Online Game Encouraging Spam
An anonymous reader writes "Outwar.com (an online game) has posted instructions on how to spam their unique link using underhanded and fraudulent techniques such as misleading URLs in forums and emails." Evidently by having people click on their link, players gain in-game power. These tips seem to directly contradict their stated spam policy. Shady.
Outwar has been doing this for a long time... various sites with similar demographics (for example, http://www.newgrounds.com/) have had to deal with the issue of spamming Outwar links for years. In most of those places it's bannable, or whatever the equivalent is.
Unfortunately, there's really no way to police something like this... a game that's designed such that the more people you can get to click on your links, the better you do. All you can really do is try to keep people from posting them.
This is my sig. There are many others like it, but this one is mine.
The game involves getting people to click on the link once every 24 hours for as long as possible, but this isn't the ultimate goal. I played an Outwar variant called Kings of Chaos for a bit, so the following is based on that game.
The actual game works like this: More clickage = more gold = more stuff = higher rank. Every unique click gets you one soldier for your army, and every soldier increases the amount of cash you earn every turn. More gold lets you outfit your army with better armor and weapons. Better armor lets you defend against attacks by other players, which lets you keep your turn-based gold longer. Better weapons let you overcome other players' defense and steal their turn-based gold. The more gold you have, the more stuff you can buy so you can attack and defend better so you can get/keep more gold, ad nauseum. Your ranking is determined by the amount of weapons and armor you have.
As you can imagine, the game is dominated by players who get the most people to click their links. There is little to no actual skill involved beyond that of hidden link spammage or social networking. Unless you hook up with one of the player alliances who trade clicks or have a popular website where you can post your link, the game turns you into a link whore that goes around spamming "PLES CLECK LINK KTHX."
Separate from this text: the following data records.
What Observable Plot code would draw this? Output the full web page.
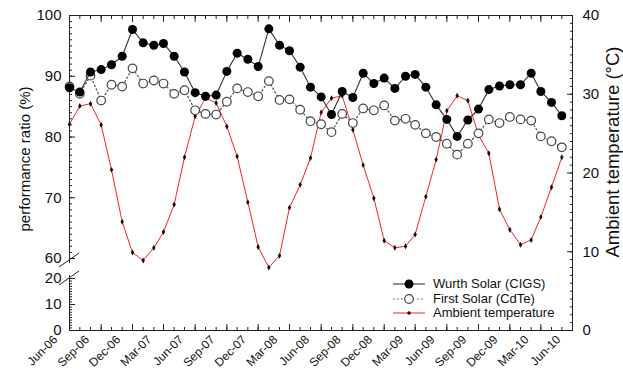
<!DOCTYPE html>
<html><head><meta charset="utf-8">
<script src="https://cdn.jsdelivr.net/npm/d3@7"></script>
<script src="https://cdn.jsdelivr.net/npm/@observablehq/plot@0.6"></script>
<style>
body{margin:0;background:#fff;font-family:"Liberation Sans",Arial,sans-serif;}
#wrap{position:relative;width:623px;height:371px;overflow:hidden;}
#legend{position:absolute;left:393px;top:277px;font-size:13px;line-height:14.5px;color:#111;}
#legend .row{display:flex;align-items:center;height:14.5px;}
#legend svg{margin-right:8px;}
</style></head><body><div id="wrap"><div id="legend"></div></div>
<script>
const months = ["2006-06-01","2006-07-01","2006-08-01","2006-09-01","2006-10-01","2006-11-01","2006-12-01",
"2007-01-01","2007-02-01","2007-03-01","2007-04-01","2007-05-01","2007-06-01","2007-07-01","2007-08-01","2007-09-01","2007-10-01","2007-11-01","2007-12-01",
"2008-01-01","2008-02-01","2008-03-01","2008-04-01","2008-05-01","2008-06-01","2008-07-01","2008-08-01","2008-09-01","2008-10-01","2008-11-01","2008-12-01",
"2009-01-01","2009-02-01","2009-03-01","2009-04-01","2009-05-01","2009-06-01","2009-07-01","2009-08-01","2009-09-01","2009-10-01","2009-11-01","2009-12-01",
"2010-01-01","2010-02-01","2010-03-01","2010-04-01","2010-05-01"];
const wurth = [88.1,87.4,90.7,91.1,91.9,93.3,97.7,95.5,95.1,95.4,93.3,90.7,87.3,86.7,86.9,90.8,93.8,
92.8,91.6,97.8,95.1,94.2,91.5,88.2,86.6,83.7,87.5,86.5,90.5,88.8,89.7,88.0,
90.0,90.3,88.2,85.3,82.9,80.1,82.8,84.6,87.8,88.4,88.6,88.6,90.5,87.5,85.7,83.5];
const firstSolar = [88.3,87.1,90.1,86.0,88.6,88.3,91.3,88.8,89.3,88.8,87.1,87.7,84.4,83.8,83.7,85.8,88.0,
87.4,86.7,89.2,86.1,86.2,84.5,82.6,82.1,80.8,83.8,82.3,84.7,84.4,85.2,82.7,
83.0,82.0,80.6,80.0,78.9,77.1,78.9,80.6,82.9,82.3,83.3,82.9,82.7,80.1,79.3,78.3];
const ambient = [26.2,28.5,28.8,26.1,20.4,13.8,9.9,8.9,10.5,12.5,16.0,22.0,27.2,29.5,28.9,25.9,22.1,
16.3,10.6,8.0,9.5,15.6,18.5,21.9,27.7,29.5,29.8,25.5,21.0,16.8,11.4,10.5,
10.7,12.2,17.0,21.7,27.9,29.8,29.2,24.8,22.5,15.4,12.8,10.9,11.5,14.4,18.2,22.0];
const xTickDates = ["2006-06-01","2006-09-01","2006-12-01","2007-03-01","2007-06-01","2007-09-01","2007-12-01",
"2008-03-01","2008-06-01","2008-09-01","2008-12-01","2009-03-01","2009-06-01","2009-09-01","2009-12-01","2010-03-01","2010-06-01"];
const xTickLabels = ["Jun-06","Sep-06","Dec-06","Mar-07","Jun-07","Sep-07","Dec-07","Mar-08","Jun-08","Sep-08","Dec-08","Mar-09","Jun-09","Sep-09","Dec-09","Mar-10","Jun-10"];
const prTicks = [0,10,20,60,70,80,90,100];
const tempTicks = [0,10,20,30,40];
const seriesNames = ["Wurth Solar (CIGS)","First Solar (CdTe)","Ambient temperature"];

const parse = d3.utcParse("%Y-%m-%d");
const rows = months.map((m,i) => ({date: parse(m), wurth: wurth[i], first: firstSolar[i], temp: ambient[i]}));
const tickDates = xTickDates.map(parse);
const minorDates = d3.utcMonth.range(parse("2006-06-01"), parse("2010-06-02"));

// broken left axis: performance ratio mapped onto the temperature (right) scale
const prToY = d3.scaleLinear().domain([0,20,60,100]).range([0,6.6,9.14,40]);
const prMinor = d3.range(0,21).concat(d3.range(60,101));
const labelOf = d => { const i = tickDates.findIndex(t => +t === +d); return i >= 0 ? xTickLabels[i] : ""; };

const brk = (index, scales, values, dims) => {
  const g = d3.create("svg:g");
  const x0 = dims.marginLeft;
  const yA = scales.y(prToY(60)) + 2, yB = scales.y(prToY(20));
  g.append("rect").attr("x", x0-3).attr("y", yA+3).attr("width", 6).attr("height", yB-yA-6).attr("fill","white");
  for (const yc of [yA, yB]) {
    g.append("line").attr("x1", x0-10).attr("y1", yc+7).attr("x2", x0+10).attr("y2", yc-7)
      .attr("stroke","#222").attr("stroke-width",1);
  }
  return g.node();
};

const chart = Plot.plot({
  width: 623, height: 371,
  marginLeft: 69, marginRight: 51, marginTop: 15, marginBottom: 41,
  style: {fontFamily: '"Liberation Sans", Arial, sans-serif', fontSize: "15px", color: "#111", overflow: "visible"},
  x: {type: "utc", domain: [parse("2006-06-01"), parse("2010-06-01")], axis: null},
  y: {domain: [0, 40], axis: null},
  marks: [
    Plot.frame({stroke: "#222"}),
    // left axis
    Plot.axisY(prTicks.map(prToY), {anchor: "left", tickSize: -6, tickPadding: 14, stroke: "#222",
      tickFormat: d => String(Math.round(prToY.invert(d))), label: null}),
    Plot.axisY(prMinor.map(prToY), {anchor: "left", tickSize: -3, tickFormat: () => "", label: null, stroke: "#222"}),
    // right axis
    Plot.axisY(tempTicks, {anchor: "right", tickSize: -6, tickPadding: 16, stroke: "#222", label: null}),
    Plot.axisY(d3.range(0,41), {anchor: "right", tickSize: -3, tickFormat: () => "", label: null, stroke: "#222"}),
    // bottom axis
    Plot.axisX(tickDates, {anchor: "bottom", tickSize: -6, tickFormat: () => "", label: null, stroke: "#222"}),
    Plot.axisX(tickDates, {anchor: "bottom", tickSize: 0, tickPadding: 7, tickRotate: -45, fontSize: 12, dx: -14,
      tickFormat: labelOf, label: null}),
    Plot.axisX(minorDates, {anchor: "bottom", tickSize: -3, tickFormat: () => "", label: null, stroke: "#222"}),
    // top axis
    Plot.axisX(tickDates, {anchor: "top", tickSize: -6, tickFormat: () => "", label: null, stroke: "#222"}),
    Plot.axisX(minorDates, {anchor: "top", tickSize: -3, tickFormat: () => "", label: null, stroke: "#222"}),
    brk,
    // axis titles
    Plot.text(["performance ratio (%)"], {frameAnchor: "left", textAnchor: "middle", dx: -44, dy: -14, rotate: -90, fontSize: 15, fill: "#111"}),
    Plot.text(["Ambient temperature (°C)"], {frameAnchor: "right", textAnchor: "middle", dx: 41, dy: -21, rotate: -90, fontSize: 18.5, fill: "#111"}),
    // ambient temperature
    Plot.line(rows, {x: "date", y: "temp", stroke: "#ff2020", strokeWidth: 1}),
    Plot.dot(rows, {x: "date", y: "temp", r: 1.8, fill: "#111", symbol: "diamond"}),
    // first solar
    Plot.line(rows, {x: "date", y: d => prToY(d.first), stroke: "#555", strokeWidth: 1.2, strokeDasharray: "1.5,2.5"}),
    Plot.dot(rows, {x: "date", y: d => prToY(d.first), r: 4.3, fill: "white", stroke: "#444", strokeWidth: 1.2}),
    // wurth solar
    Plot.line(rows, {x: "date", y: d => prToY(d.wurth), stroke: "#333", strokeWidth: 1.1}),
    Plot.dot(rows, {x: "date", y: d => prToY(d.wurth), r: 4.5, fill: "#000"})
  ]
});
document.getElementById("wrap").prepend(chart);

// legend
const leg = d3.select("#legend");
const styles = [
  {stroke: "#333", dash: null, fill: "#000", mstroke: "none", r: 4.5, w: 1.1},
  {stroke: "#555", dash: "1.5,2.5", fill: "white", mstroke: "#444", r: 4.3, w: 1.2},
  {stroke: "#ff2020", dash: null, fill: "#111", mstroke: "none", r: 1.8, w: 1}
];
seriesNames.forEach((name, i) => {
  const s = styles[i];
  const row = leg.append("div").attr("class", "row");
  const svg = row.append("svg").attr("width", 32).attr("height", 12);
  svg.append("line").attr("x1", 0).attr("x2", 32).attr("y1", 6).attr("y2", 6)
    .attr("stroke", s.stroke).attr("stroke-width", s.w).attr("stroke-dasharray", s.dash);
  svg.append("circle").attr("cx", 16).attr("cy", 6).attr("r", s.r).attr("fill", s.fill).attr("stroke", s.mstroke).attr("stroke-width", 1.2);
  row.append("span").text(name);
});
</script>
</body></html>
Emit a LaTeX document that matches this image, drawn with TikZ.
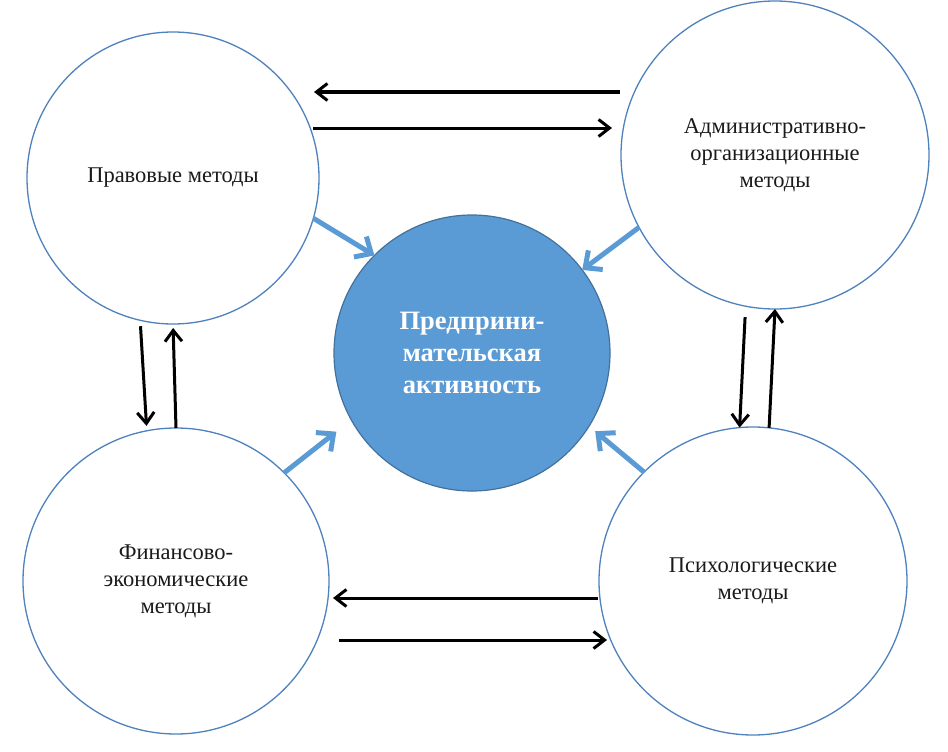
\documentclass[tikz,border=0pt]{standalone}
\usepackage{fontspec}
\setmainfont{Liberation Serif}
\usetikzlibrary{arrows.meta}
\definecolor{ring}{HTML}{4F81BD}
\definecolor{accent}{HTML}{5B9BD5}
\definecolor{coreedge}{HTML}{41719C}
\definecolor{ink}{HTML}{1A1A1A}
\begin{document}
\begin{tikzpicture}[x=1pt,y=-1pt,
  method/.style={circle, draw=ring, line width=1.3pt, fill=white, minimum size=#1,
    inner sep=0pt, outer sep=0pt, align=center, text=ink,
    font=\fontsize{22.5}{27}\selectfont},
  core/.style={circle, draw=coreedge, line width=1.2pt, fill=accent, minimum size=276pt,
    inner sep=0pt, outer sep=0pt, align=center, text=white,
    font=\bfseries\fontsize{26.5}{32}\selectfont},
  blk/.style={line width=3pt, black, -{Straight Barb[length=11pt,width=17pt]}},
  blu/.style={line width=5pt, accent, -{Straight Barb[length=13pt,width=24pt]}}]
\useasboundingbox (0,0) rectangle (948,752);

\node[method=292pt] (tl) at (173,178) {Правовые методы};
\node[method=308pt] (tr) at (775,155) {Административно-\\организационные\\методы};
\node[method=306pt] (bl) at (176,581) {Финансово-\\экономические\\методы};
\node[method=308pt] (br) at (753,581) {Психологические\\методы};
\node[core] (c) at (472,353) {Предприни-\\мательская\\активность};

% horizontal black arrows
\coordinate (h1s) at (620,92);  \coordinate (h1e) at (314,92);
\coordinate (h2s) at (313,128); \coordinate (h2e) at (612,128);
\coordinate (h3s) at (598,598); \coordinate (h3e) at (333,598);
\coordinate (h4s) at (339,640); \coordinate (h4e) at (607,640);
\draw[blk] (h1s) -- (h1e);
\draw[blk] (h2s) -- (h2e);
\draw[blk] (h3s) -- (h3e);
\draw[blk] (h4s) -- (h4e);

% vertical black arrows
\draw[blk, shorten <=6pt, shorten >=5pt] (tl.257) -- (bl.101);
\draw[blk, shorten >=4pt] (bl.90) -- (tl.270);
\draw[blk, shorten <=11pt] (tr.259) -- (br.95);
\draw[blk] (br.84) -- (tr.270);

% blue arrows to the core
\draw[blu] (tl.-16) -- (c.135);
\draw[blu] (tr.208) -- (c.37);
\draw[blu, shorten >=19pt] (bl.45) -- (c.209);
\draw[blu, shorten >=8pt] (br.135) -- (c.-32);
\end{tikzpicture}
\end{document}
The whole point of Outwars is effectively the same as the point of spam, too. The idea is that you get people to click your link. More clicks=higher score. It's always been exactly like spam, just without the penis enlargement (or should I say pe..n''is en'lar;ge.ment) and such.
Allow me to take a moment to clarify: there's a huge difference between the game under discussion, called Outwar and the jetpack-based shooter (ala Starship Troopers, the book) called Outwars, which predated Outwar by half a decade. Singletrac the company is now defunct, but were a bunch of game developers having a great time making great games. Unfortunately, Outwars wasn't one of those great games. But it was a pretty fun game that didn't involve spam :)
Disclaimer: I'm listed twice in the credits for Outwars, once as the network admin, and once as a model. The guy we'd planned on shooting didn't show up, so they stuck overweight, slightly-German-looking me in instead.